Government’s message: shared rivers demand shared responsibility
Adding the government voice, Edward Mswane, Senior Water Engineer in the Department of Water Affairs under the Ministry of Natural Resources and Energy, reminded stakeholders that Eswatini’s water reality is shaped by geography: “Our major rivers… originate in South Africa, pass through Eswatini and then end in Mozambique.”
He explained why this makes cooperation non-negotiable: “Because the way water is managed is that you cannot say… ‘because this water is in Eswatini, I will take all of this water.’ No, you can’t do that… you have to think about your neighbour who is downstream.”
Mswane traced the evolution of regional cooperation—from the Tripartite Permanent Technical Committee (TPTC) formed in 1983, to discussions in 2011 to establish a formal river basin organisation, Eswatini’s agreement to host it in 2016, and the eventual establishment of INMACOM in 2021.

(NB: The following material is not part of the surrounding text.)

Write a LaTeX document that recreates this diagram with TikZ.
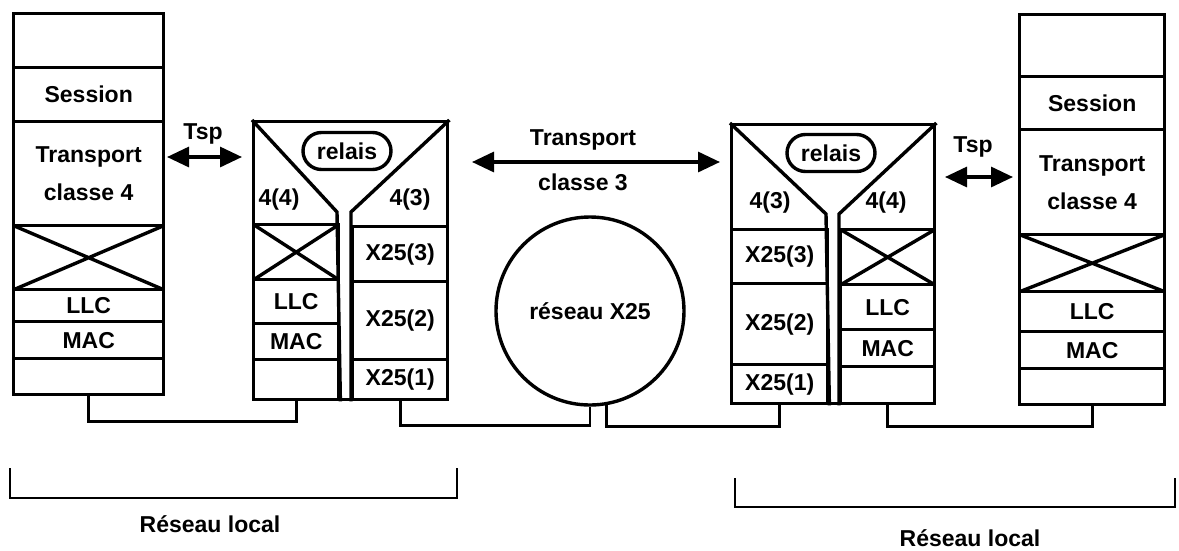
\documentclass[tikz,border=0pt]{standalone}
\usepackage{fontspec}
\setmainfont{Liberation Sans}
\usepackage{tikz}
\usetikzlibrary{arrows.meta, positioning, calc, shapes.misc}

\begin{document}
\begin{tikzpicture}[x=1pt, y=-1pt,
      every node/.style={font=\fontsize{23}{38}\selectfont\bfseries, inner sep=0pt},
      cell/.style 2 args={draw, line width=3.4pt, anchor=north west, minimum width=#1, minimum height=#2, align=center},
      crossed/.style={path picture={\draw[line width=3.4pt] (path picture bounding box.north west) -- (path picture bounding box.south east)
        (path picture bounding box.south west) -- (path picture bounding box.north east);}},
      relais/.style={draw, line width=3.4pt, rounded rectangle, minimum width=88, minimum height=37, fill=white},
      funnel/.style={line width=3.4pt, line join=miter},
      link/.style={line width=2.8pt},
      dbl/.style={{Triangle[length=22pt,width=20pt]}-{Triangle[length=22pt,width=20pt]}, line width=3.2pt},
      brk/.style={line width=2.8pt},
    ]
    \useasboundingbox (0,0) rectangle (1179,550);
    % station gauche
    \node[cell={150}{54}] (s1top) at (12,12) {};
    \node[cell={150}{54}] (s1ses) at (12,66) {Session};
    \node[cell={150}{104}] (s1tr) at (12,120) {Transport\\classe 4};
    \node[cell={150}{64}, crossed] (s1x) at (12,224) {};
    \node[cell={150}{32}] (s1llc) at (12,288) {LLC};
    \node[cell={150}{37}] (s1mac) at (12,320) {MAC};
    \node[cell={150}{36}] (s1e) at (12,357) {};
    % relais gauche
    \node[draw, line width=3.4pt, anchor=north west, minimum width=194, minimum height=278] (b2) at (252,120) {};
    \node[cell={85}{55}, crossed] (b2lx) at (252,223) {};
    \node[cell={85}{44}] (b2llc) at (252,278) {LLC};
    \node[cell={85}{36}] (b2mac) at (252,322) {MAC};
    \node[cell={85}{40}] (b2le) at (252,358) {};
    \node[cell={95}{55}] (b2r3) at (351,225) {X25(3)};
    \node[cell={95}{78}] (b2r2) at (351,280) {X25(2)};
    \node[cell={95}{40}] (b2r1) at (351,358) {X25(1)};
    \draw[funnel] (b2.north west) -- (337,212) -- (b2le.south east);
    \draw[funnel] (b2.north east) -- (351,212) -- (b2r1.south west);
    \node[relais] (b2rel) at (347,151) {relais};
    \node (b2l4) at (279,200) {4(4)};
    \node (b2r4) at (410,200) {4(3)};
    % reseau X25
    \node[draw, circle, line width=3.4pt, minimum size=188] (x25) at (590,311) {réseau X25};
    % relais droit
    \node[draw, line width=3.4pt, anchor=north west, minimum width=203, minimum height=279] (b3) at (730,123) {};
    \node[cell={96}{54}] (b3l3) at (730,228) {X25(3)};
    \node[cell={96}{81}] (b3l2) at (730,282) {X25(2)};
    \node[cell={96}{39}] (b3l1) at (730,363) {X25(1)};
    \node[cell={94}{55}, crossed] (b3rx) at (839,228) {};
    \node[cell={94}{45}] (b3llc) at (839,283) {LLC};
    \node[cell={94}{37}] (b3mac) at (839,328) {MAC};
    \node[cell={94}{37}] (b3re) at (839,365) {};
    \draw[funnel] (b3.north west) -- (826,214) -- (b3l1.south east);
    \draw[funnel] (b3.north east) -- (839,214) -- (b3re.south west);
    \node[relais] (b3rel) at (831,153) {relais};
    \node (b3l4) at (770,203) {4(3)};
    \node (b3r4) at (886,203) {4(4)};
    % station droite
    \node[cell={145}{62}] (s2top) at (1018,13) {};
    \node[cell={145}{53}] (s2ses) at (1018,75) {Session};
    \node[cell={145}{105}] (s2tr) at (1018,128) {Transport\\classe 4};
    \node[cell={145}{57}, crossed] (s2x) at (1018,233) {};
    \node[cell={145}{40}] (s2llc) at (1018,290) {LLC};
    \node[cell={145}{37}] (s2mac) at (1018,330) {MAC};
    \node[cell={145}{36}] (s2e) at (1018,367) {};
    % liaisons
    \draw[link] (s1e.south) -- ++(0,25) -| (b2le.south);
    \draw[link] (b2r1.south) -- ++(0,24) -| (x25.-90);
    \draw[link] (b3l1.south) -- ++(0,21) -| (x25.-80);
    \draw[link] (b3re.south) -- ++(0,21) -| (s2e.south);
    % protocoles
    \coordinate (tsp1a) at (167,157);
    \coordinate (tsp1b) at (242,157);
    \draw[dbl] (tsp1a) -- (tsp1b);
    \node (tsp1) at (203,134) {Tsp};
    \coordinate (tr3a) at (472,162);
    \coordinate (tr3b) at (720,162);
    \draw[dbl] (tr3a) -- (tr3b);
    \node (tr3) at (583,140) {Transport};
    \node (cl3) at (583,182) {classe 3};
    \coordinate (tsp2a) at (945,177);
    \coordinate (tsp2b) at (1013,177);
    \draw[dbl] (tsp2a) -- (tsp2b);
    \node (tsp2) at (973,147) {Tsp};
    % reseaux locaux
    \draw[brk] (10,468) |- (457,498) -- (457,468);
    \node (rl1) at (210,524) {Réseau local};
    \draw[brk] (735,478) |- (1175,507) -- (1175,478);
    \node (rl2) at (970,538) {Réseau local};
  \end{tikzpicture}
\end{document}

On practical governance, he said Eswatini’s government plays an oversight role in INMACOM’s work: “As the department, we have an oversight role.” He added that the three governments support the institution at political and technical levels, noting: “We have the Council of Ministers… the meetings… are held annually,” and that countries also participate in quarterly structures where commissioners monitor progress against plans.

JRBA-PB: turning regional agreements into farm-level access and compliance
Bringing the discussion closer to farmers, JRBA-PB Acting CEO Takhona Dlamini outlined how national water management is operationalised locally through allocation, monitoring and permitting systems.
For farmers, one of the most practical takeaways was the value of water use permitting—not only as a legal requirement, but as a credibility tool for investment and financing. Speaking on why permits matter to business viability, JRBA-PB noted: “It will speak to the banks to say this person is credible…”
The point was simple: compliance and documentation can strengthen a farmer’s case when approaching financiers, while also supporting basin-wide planning on who is using water and how much is being abstracted.

New opportunities: aquaculture and the “nexus” approach
Beyond irrigation, the meeting highlighted emerging livelihood opportunities linked to dam infrastructure—especially aquaculture. KOBWA described pilot work around Driekoppies, with growing interest in Maguga, aimed at shifting communities away from unsafe or illegal fishing practices toward organised, small-business aquaculture models that can improve incomes and local protein supply.
Speakers repeatedly referred to a “nexus approach”—managing water, energy and food together. In practice, that means dams supporting irrigation and industry, enabling power generation in some cases, and creating pathways for food and livelihood projects such as aquaculture.
A unified vision for “Water For Ever”
The Ezulwini meeting highlighted that Eswatini’s agribusiness resilience will increasingly depend on cross-border cooperation, reliable data-sharing, and governance systems that connect national institutions to farm-level realities. With INMACOM coordinating transboundary collaboration—and institutions like KOBWA and JRBA-PB driving operational systems on the ground—farmers and agribusiness leaders are reminded that water security is planned, monitored, and negotiated—locally and regionally—every day.